>>>>

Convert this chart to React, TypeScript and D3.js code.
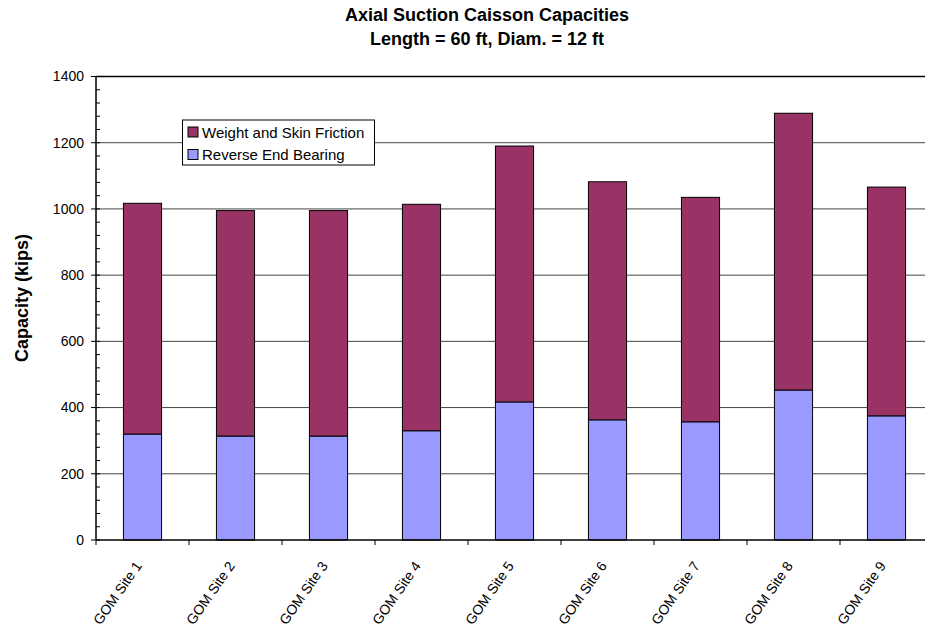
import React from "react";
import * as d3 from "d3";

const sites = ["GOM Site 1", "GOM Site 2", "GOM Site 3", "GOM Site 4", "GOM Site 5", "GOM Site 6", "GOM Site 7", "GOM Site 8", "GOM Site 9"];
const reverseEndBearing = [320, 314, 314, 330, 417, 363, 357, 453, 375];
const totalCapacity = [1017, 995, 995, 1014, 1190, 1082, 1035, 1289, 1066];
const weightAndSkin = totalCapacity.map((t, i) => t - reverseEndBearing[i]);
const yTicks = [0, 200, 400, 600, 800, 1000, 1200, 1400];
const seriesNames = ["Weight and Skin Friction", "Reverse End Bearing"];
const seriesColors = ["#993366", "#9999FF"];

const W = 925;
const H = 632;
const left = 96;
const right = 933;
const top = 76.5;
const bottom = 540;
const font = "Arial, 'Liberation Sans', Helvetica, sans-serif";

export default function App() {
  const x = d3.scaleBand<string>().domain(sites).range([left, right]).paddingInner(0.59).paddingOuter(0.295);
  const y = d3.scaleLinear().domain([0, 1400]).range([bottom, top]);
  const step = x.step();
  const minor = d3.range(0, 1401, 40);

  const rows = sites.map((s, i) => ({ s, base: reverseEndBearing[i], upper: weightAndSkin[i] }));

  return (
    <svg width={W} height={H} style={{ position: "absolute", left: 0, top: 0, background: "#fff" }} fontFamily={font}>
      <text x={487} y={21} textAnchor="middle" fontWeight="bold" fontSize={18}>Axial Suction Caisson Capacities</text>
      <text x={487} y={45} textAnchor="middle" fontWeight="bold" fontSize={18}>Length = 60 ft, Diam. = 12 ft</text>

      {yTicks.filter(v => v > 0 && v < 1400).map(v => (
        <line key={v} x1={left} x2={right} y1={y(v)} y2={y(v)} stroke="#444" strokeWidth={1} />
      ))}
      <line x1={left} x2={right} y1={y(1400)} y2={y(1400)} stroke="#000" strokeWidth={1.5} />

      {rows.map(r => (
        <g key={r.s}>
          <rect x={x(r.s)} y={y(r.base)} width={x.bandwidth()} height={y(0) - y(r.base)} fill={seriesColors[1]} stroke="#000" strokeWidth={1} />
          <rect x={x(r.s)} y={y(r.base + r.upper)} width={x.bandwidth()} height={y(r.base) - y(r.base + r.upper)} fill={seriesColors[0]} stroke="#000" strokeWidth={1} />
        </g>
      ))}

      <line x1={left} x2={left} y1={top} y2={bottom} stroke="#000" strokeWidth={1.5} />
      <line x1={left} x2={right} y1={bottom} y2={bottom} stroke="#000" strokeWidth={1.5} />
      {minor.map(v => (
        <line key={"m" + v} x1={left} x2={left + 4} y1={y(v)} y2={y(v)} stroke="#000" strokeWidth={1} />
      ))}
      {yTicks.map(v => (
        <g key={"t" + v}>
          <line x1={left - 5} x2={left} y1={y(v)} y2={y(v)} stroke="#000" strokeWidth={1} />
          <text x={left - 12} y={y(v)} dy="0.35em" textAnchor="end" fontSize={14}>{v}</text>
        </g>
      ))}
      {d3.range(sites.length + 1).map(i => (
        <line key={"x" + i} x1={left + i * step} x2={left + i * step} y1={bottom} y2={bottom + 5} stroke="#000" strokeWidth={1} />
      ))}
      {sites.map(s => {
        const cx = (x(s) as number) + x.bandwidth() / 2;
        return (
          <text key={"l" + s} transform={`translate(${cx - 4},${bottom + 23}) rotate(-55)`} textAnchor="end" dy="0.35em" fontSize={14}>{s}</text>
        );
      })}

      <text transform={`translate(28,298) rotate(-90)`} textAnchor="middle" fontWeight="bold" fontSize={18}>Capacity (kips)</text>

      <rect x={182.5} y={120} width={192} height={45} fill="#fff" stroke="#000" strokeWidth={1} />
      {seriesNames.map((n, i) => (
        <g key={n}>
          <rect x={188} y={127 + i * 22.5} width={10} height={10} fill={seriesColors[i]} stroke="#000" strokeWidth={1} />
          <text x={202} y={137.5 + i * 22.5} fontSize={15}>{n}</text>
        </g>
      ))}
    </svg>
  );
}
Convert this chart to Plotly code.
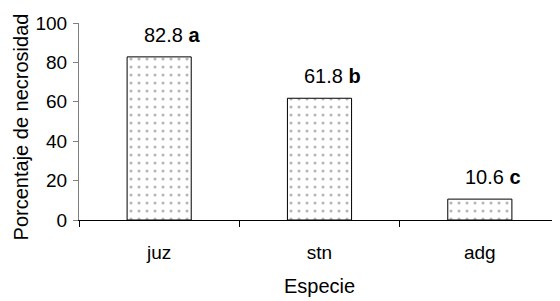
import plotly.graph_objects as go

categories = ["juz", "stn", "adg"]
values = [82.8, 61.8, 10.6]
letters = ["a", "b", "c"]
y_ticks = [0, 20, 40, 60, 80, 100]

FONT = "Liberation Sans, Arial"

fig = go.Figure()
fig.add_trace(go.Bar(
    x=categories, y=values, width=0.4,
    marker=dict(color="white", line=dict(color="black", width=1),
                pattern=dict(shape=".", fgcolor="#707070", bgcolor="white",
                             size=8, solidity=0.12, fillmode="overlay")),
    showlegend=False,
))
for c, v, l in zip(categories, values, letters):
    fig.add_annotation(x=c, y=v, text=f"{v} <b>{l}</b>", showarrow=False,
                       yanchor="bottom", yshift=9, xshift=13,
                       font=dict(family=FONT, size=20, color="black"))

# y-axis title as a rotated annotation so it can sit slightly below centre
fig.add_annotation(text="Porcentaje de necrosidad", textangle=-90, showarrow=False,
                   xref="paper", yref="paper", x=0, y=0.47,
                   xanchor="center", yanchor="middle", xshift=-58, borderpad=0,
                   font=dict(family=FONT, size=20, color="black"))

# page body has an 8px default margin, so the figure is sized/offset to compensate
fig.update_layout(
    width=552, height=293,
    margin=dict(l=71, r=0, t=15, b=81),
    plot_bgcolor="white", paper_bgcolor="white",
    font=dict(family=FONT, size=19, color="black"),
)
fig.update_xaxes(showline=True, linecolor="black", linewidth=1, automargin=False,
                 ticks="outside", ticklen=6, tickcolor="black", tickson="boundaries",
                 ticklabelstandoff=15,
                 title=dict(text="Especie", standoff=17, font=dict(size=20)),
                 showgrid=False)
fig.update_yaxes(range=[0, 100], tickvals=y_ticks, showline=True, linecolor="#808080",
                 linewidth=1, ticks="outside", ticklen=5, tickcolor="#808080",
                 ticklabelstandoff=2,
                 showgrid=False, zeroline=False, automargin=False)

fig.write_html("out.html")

<<<<

■ **DIRECTIVE**: Every record above should be written out again without change, except that the pictures are left out.

■ **RESULT FOR THIS TASK**:
Convert this chart to React, TypeScript and D3.js code.
import React from "react";
import * as d3 from "d3";

const sites = ["GOM Site 1", "GOM Site 2", "GOM Site 3", "GOM Site 4", "GOM Site 5", "GOM Site 6", "GOM Site 7", "GOM Site 8", "GOM Site 9"];
const reverseEndBearing = [320, 314, 314, 330, 417, 363, 357, 453, 375];
const totalCapacity = [1017, 995, 995, 1014, 1190, 1082, 1035, 1289, 1066];
const weightAndSkin = totalCapacity.map((t, i) => t - reverseEndBearing[i]);
const yTicks = [0, 200, 400, 600, 800, 1000, 1200, 1400];
const seriesNames = ["Weight and Skin Friction", "Reverse End Bearing"];
const seriesColors = ["#993366", "#9999FF"];

const W = 925;
const H = 632;
const left = 96;
const right = 933;
const top = 76.5;
const bottom = 540;
const font = "Arial, 'Liberation Sans', Helvetica, sans-serif";

export default function App() {
  const x = d3.scaleBand<string>().domain(sites).range([left, right]).paddingInner(0.59).paddingOuter(0.295);
  const y = d3.scaleLinear().domain([0, 1400]).range([bottom, top]);
  const step = x.step();
  const minor = d3.range(0, 1401, 40);

  const rows = sites.map((s, i) => ({ s, base: reverseEndBearing[i], upper: weightAndSkin[i] }));

  return (
    <svg width={W} height={H} style={{ position: "absolute", left: 0, top: 0, background: "#fff" }} fontFamily={font}>
      <text x={487} y={21} textAnchor="middle" fontWeight="bold" fontSize={18}>Axial Suction Caisson Capacities</text>
      <text x={487} y={45} textAnchor="middle" fontWeight="bold" fontSize={18}>Length = 60 ft, Diam. = 12 ft</text>

      {yTicks.filter(v => v > 0 && v < 1400).map(v => (
        <line key={v} x1={left} x2={right} y1={y(v)} y2={y(v)} stroke="#444" strokeWidth={1} />
      ))}
      <line x1={left} x2={right} y1={y(1400)} y2={y(1400)} stroke="#000" strokeWidth={1.5} />

      {rows.map(r => (
        <g key={r.s}>
          <rect x={x(r.s)} y={y(r.base)} width={x.bandwidth()} height={y(0) - y(r.base)} fill={seriesColors[1]} stroke="#000" strokeWidth={1} />
          <rect x={x(r.s)} y={y(r.base + r.upper)} width={x.bandwidth()} height={y(r.base) - y(r.base + r.upper)} fill={seriesColors[0]} stroke="#000" strokeWidth={1} />
        </g>
      ))}

      <line x1={left} x2={left} y1={top} y2={bottom} stroke="#000" strokeWidth={1.5} />
      <line x1={left} x2={right} y1={bottom} y2={bottom} stroke="#000" strokeWidth={1.5} />
      {minor.map(v => (
        <line key={"m" + v} x1={left} x2={left + 4} y1={y(v)} y2={y(v)} stroke="#000" strokeWidth={1} />
      ))}
      {yTicks.map(v => (
        <g key={"t" + v}>
          <line x1={left - 5} x2={left} y1={y(v)} y2={y(v)} stroke="#000" strokeWidth={1} />
          <text x={left - 12} y={y(v)} dy="0.35em" textAnchor="end" fontSize={14}>{v}</text>
        </g>
      ))}
      {d3.range(sites.length + 1).map(i => (
        <line key={"x" + i} x1={left + i * step} x2={left + i * step} y1={bottom} y2={bottom + 5} stroke="#000" strokeWidth={1} />
      ))}
      {sites.map(s => {
        const cx = (x(s) as number) + x.bandwidth() / 2;
        return (
          <text key={"l" + s} transform={`translate(${cx - 4},${bottom + 23}) rotate(-55)`} textAnchor="end" dy="0.35em" fontSize={14}>{s}</text>
        );
      })}

      <text transform={`translate(28,298) rotate(-90)`} textAnchor="middle" fontWeight="bold" fontSize={18}>Capacity (kips)</text>

      <rect x={182.5} y={120} width={192} height={45} fill="#fff" stroke="#000" strokeWidth={1} />
      {seriesNames.map((n, i) => (
        <g key={n}>
          <rect x={188} y={127 + i * 22.5} width={10} height={10} fill={seriesColors[i]} stroke="#000" strokeWidth={1} />
          <text x={202} y={137.5 + i * 22.5} fontSize={15}>{n}</text>
        </g>
      ))}
    </svg>
  );
}
Convert this chart to Plotly code.
import plotly.graph_objects as go

categories = ["juz", "stn", "adg"]
values = [82.8, 61.8, 10.6]
letters = ["a", "b", "c"]
y_ticks = [0, 20, 40, 60, 80, 100]

FONT = "Liberation Sans, Arial"

fig = go.Figure()
fig.add_trace(go.Bar(
    x=categories, y=values, width=0.4,
    marker=dict(color="white", line=dict(color="black", width=1),
                pattern=dict(shape=".", fgcolor="#707070", bgcolor="white",
                             size=8, solidity=0.12, fillmode="overlay")),
    showlegend=False,
))
for c, v, l in zip(categories, values, letters):
    fig.add_annotation(x=c, y=v, text=f"{v} <b>{l}</b>", showarrow=False,
                       yanchor="bottom", yshift=9, xshift=13,
                       font=dict(family=FONT, size=20, color="black"))

# y-axis title as a rotated annotation so it can sit slightly below centre
fig.add_annotation(text="Porcentaje de necrosidad", textangle=-90, showarrow=False,
                   xref="paper", yref="paper", x=0, y=0.47,
                   xanchor="center", yanchor="middle", xshift=-58, borderpad=0,
                   font=dict(family=FONT, size=20, color="black"))

# page body has an 8px default margin, so the figure is sized/offset to compensate
fig.update_layout(
    width=552, height=293,
    margin=dict(l=71, r=0, t=15, b=81),
    plot_bgcolor="white", paper_bgcolor="white",
    font=dict(family=FONT, size=19, color="black"),
)
fig.update_xaxes(showline=True, linecolor="black", linewidth=1, automargin=False,
                 ticks="outside", ticklen=6, tickcolor="black", tickson="boundaries",
                 ticklabelstandoff=15,
                 title=dict(text="Especie", standoff=17, font=dict(size=20)),
                 showgrid=False)
fig.update_yaxes(range=[0, 100], tickvals=y_ticks, showline=True, linecolor="#808080",
                 linewidth=1, ticks="outside", ticklen=5, tickcolor="#808080",
                 ticklabelstandoff=2,
                 showgrid=False, zeroline=False, automargin=False)

fig.write_html("out.html")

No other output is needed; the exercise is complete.